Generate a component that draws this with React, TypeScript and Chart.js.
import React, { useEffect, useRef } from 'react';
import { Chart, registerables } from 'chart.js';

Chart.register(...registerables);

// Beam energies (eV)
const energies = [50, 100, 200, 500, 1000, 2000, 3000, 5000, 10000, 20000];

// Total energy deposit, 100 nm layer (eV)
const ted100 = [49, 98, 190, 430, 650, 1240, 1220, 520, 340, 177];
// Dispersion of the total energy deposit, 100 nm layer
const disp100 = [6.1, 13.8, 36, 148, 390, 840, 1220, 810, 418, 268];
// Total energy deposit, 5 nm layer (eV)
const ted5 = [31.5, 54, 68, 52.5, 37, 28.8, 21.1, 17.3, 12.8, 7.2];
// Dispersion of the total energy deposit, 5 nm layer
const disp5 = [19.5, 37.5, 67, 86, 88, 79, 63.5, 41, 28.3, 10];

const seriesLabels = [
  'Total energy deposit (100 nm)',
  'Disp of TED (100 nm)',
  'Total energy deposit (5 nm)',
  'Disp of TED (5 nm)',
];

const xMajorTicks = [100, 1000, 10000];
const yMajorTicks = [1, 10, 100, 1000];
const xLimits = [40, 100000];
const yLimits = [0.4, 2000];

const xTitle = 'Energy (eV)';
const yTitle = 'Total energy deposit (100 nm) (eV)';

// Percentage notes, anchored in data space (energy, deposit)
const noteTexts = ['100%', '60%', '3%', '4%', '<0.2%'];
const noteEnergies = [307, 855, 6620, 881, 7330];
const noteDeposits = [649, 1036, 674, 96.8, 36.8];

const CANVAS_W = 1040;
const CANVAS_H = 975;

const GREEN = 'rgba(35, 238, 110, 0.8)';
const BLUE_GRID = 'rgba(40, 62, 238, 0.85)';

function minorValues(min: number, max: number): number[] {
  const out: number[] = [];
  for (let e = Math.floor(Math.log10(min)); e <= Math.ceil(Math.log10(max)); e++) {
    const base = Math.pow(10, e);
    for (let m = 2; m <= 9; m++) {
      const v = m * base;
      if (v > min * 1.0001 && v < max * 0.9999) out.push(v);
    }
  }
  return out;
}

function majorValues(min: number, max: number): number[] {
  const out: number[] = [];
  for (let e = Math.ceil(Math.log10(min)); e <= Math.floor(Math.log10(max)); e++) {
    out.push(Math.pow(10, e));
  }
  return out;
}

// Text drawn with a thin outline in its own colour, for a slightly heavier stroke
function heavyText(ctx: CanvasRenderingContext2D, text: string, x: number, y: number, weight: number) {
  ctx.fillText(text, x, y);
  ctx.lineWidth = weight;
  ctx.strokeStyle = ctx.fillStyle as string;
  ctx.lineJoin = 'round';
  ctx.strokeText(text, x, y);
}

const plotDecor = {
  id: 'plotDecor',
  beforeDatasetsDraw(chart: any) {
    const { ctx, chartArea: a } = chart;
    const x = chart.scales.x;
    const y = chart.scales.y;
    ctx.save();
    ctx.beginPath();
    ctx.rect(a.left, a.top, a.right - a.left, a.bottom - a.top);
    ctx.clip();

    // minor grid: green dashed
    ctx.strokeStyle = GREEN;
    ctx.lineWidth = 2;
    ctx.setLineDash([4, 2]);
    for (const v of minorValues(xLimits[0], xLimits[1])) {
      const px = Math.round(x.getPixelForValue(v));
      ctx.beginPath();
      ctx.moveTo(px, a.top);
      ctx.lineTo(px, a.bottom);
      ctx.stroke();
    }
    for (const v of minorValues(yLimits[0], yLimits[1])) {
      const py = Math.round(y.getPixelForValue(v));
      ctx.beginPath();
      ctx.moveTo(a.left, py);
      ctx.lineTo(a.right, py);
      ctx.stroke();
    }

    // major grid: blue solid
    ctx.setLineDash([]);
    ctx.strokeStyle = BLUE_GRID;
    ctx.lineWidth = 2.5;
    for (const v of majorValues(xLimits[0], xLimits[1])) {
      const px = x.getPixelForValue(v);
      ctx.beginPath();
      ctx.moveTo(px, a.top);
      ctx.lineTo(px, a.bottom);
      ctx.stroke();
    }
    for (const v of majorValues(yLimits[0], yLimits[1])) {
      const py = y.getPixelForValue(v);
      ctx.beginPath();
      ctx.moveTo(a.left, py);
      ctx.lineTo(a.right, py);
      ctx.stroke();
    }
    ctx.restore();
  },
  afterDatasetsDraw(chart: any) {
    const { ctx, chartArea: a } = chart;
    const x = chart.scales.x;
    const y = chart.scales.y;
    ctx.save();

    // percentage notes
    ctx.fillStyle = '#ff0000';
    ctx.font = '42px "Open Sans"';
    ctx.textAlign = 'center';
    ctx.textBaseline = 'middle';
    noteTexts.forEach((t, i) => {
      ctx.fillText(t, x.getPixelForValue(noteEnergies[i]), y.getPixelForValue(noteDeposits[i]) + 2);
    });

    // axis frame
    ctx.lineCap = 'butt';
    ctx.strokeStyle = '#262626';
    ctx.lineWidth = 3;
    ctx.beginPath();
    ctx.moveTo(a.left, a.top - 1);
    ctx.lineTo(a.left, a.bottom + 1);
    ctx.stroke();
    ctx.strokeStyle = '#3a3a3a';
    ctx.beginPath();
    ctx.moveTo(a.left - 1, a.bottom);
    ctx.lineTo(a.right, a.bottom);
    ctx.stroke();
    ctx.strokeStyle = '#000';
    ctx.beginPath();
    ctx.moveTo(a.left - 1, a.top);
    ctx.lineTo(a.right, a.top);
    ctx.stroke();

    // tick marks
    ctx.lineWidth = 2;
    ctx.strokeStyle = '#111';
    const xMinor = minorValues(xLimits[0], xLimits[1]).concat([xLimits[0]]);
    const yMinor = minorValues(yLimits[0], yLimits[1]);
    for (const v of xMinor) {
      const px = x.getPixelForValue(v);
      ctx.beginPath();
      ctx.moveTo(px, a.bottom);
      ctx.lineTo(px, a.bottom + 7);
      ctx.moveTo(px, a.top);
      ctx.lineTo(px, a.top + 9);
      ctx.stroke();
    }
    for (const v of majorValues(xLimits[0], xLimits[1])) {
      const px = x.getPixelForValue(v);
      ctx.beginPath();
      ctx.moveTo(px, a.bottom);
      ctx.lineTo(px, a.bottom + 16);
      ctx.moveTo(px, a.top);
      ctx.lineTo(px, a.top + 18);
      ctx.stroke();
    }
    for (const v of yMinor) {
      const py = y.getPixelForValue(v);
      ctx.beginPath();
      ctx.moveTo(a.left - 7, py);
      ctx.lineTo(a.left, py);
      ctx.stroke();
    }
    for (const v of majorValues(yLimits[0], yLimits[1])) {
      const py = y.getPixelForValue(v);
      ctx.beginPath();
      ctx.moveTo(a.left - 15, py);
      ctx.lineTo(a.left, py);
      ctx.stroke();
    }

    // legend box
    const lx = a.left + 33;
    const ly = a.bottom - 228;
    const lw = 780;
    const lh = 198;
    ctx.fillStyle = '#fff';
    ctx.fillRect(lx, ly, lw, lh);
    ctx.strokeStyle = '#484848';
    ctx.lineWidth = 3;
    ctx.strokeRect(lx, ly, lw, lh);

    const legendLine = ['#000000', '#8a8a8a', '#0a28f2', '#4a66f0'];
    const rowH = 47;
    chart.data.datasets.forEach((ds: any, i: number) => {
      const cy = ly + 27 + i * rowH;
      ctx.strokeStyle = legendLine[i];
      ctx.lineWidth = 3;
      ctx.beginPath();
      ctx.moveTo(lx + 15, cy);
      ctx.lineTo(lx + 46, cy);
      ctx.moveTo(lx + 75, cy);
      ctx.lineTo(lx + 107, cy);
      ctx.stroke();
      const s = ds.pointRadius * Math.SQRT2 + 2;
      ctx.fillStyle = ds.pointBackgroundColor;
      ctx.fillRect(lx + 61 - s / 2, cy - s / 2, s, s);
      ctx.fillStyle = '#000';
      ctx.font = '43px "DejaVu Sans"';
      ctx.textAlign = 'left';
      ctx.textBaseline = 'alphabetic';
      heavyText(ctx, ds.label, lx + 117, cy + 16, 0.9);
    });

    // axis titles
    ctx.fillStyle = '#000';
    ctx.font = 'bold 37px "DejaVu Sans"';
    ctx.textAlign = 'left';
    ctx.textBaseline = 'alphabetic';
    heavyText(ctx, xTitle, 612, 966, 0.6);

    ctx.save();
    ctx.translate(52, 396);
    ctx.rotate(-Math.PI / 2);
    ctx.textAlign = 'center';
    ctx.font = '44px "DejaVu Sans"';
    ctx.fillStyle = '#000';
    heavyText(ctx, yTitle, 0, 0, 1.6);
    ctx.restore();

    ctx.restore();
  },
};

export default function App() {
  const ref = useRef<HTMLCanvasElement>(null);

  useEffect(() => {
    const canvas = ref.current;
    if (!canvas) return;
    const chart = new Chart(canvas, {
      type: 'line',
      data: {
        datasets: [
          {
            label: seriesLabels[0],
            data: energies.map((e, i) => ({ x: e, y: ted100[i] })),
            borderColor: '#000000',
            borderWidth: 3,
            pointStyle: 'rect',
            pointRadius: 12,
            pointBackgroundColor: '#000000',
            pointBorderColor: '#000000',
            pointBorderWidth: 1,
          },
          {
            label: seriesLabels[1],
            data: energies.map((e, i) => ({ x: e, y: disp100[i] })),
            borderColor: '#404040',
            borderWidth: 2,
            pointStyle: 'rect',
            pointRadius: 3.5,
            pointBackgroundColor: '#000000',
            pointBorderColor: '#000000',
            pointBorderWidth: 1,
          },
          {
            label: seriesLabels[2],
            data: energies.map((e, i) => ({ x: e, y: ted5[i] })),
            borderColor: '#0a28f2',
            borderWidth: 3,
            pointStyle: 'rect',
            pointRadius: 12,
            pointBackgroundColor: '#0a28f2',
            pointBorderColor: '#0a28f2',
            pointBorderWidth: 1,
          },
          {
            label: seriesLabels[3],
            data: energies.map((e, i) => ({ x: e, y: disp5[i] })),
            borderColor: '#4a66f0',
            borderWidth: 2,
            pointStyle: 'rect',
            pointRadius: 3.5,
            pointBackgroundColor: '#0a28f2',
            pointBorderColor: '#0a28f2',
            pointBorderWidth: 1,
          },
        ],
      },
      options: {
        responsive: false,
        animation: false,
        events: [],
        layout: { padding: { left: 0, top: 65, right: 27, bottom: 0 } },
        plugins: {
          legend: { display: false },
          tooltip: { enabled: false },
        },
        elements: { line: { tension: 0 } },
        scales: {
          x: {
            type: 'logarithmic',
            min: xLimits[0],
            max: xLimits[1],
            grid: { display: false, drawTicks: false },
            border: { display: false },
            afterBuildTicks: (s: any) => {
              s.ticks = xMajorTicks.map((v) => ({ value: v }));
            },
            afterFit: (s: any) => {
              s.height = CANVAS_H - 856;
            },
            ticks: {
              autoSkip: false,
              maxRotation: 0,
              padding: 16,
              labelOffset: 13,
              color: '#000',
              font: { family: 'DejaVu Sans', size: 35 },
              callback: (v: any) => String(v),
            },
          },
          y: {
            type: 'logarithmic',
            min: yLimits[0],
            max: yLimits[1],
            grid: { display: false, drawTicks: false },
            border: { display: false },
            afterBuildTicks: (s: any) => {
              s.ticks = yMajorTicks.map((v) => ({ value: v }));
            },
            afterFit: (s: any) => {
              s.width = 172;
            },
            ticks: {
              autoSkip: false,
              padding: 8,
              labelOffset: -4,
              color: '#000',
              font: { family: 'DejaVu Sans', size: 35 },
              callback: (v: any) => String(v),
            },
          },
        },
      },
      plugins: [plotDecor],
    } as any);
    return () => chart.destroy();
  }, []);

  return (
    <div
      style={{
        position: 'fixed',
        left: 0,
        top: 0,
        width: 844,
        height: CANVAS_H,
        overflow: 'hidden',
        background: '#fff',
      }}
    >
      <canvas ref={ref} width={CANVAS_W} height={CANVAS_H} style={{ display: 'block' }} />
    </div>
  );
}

**Work to be completed**
Extract the lines above, from the first one through the one containing "Chart.register(...registerables);", and return only those, unchanged.

**Reply**
Generate a component that draws this with React, TypeScript and Chart.js.
import React, { useEffect, useRef } from 'react';
import { Chart, registerables } from 'chart.js';

Chart.register(...registerables);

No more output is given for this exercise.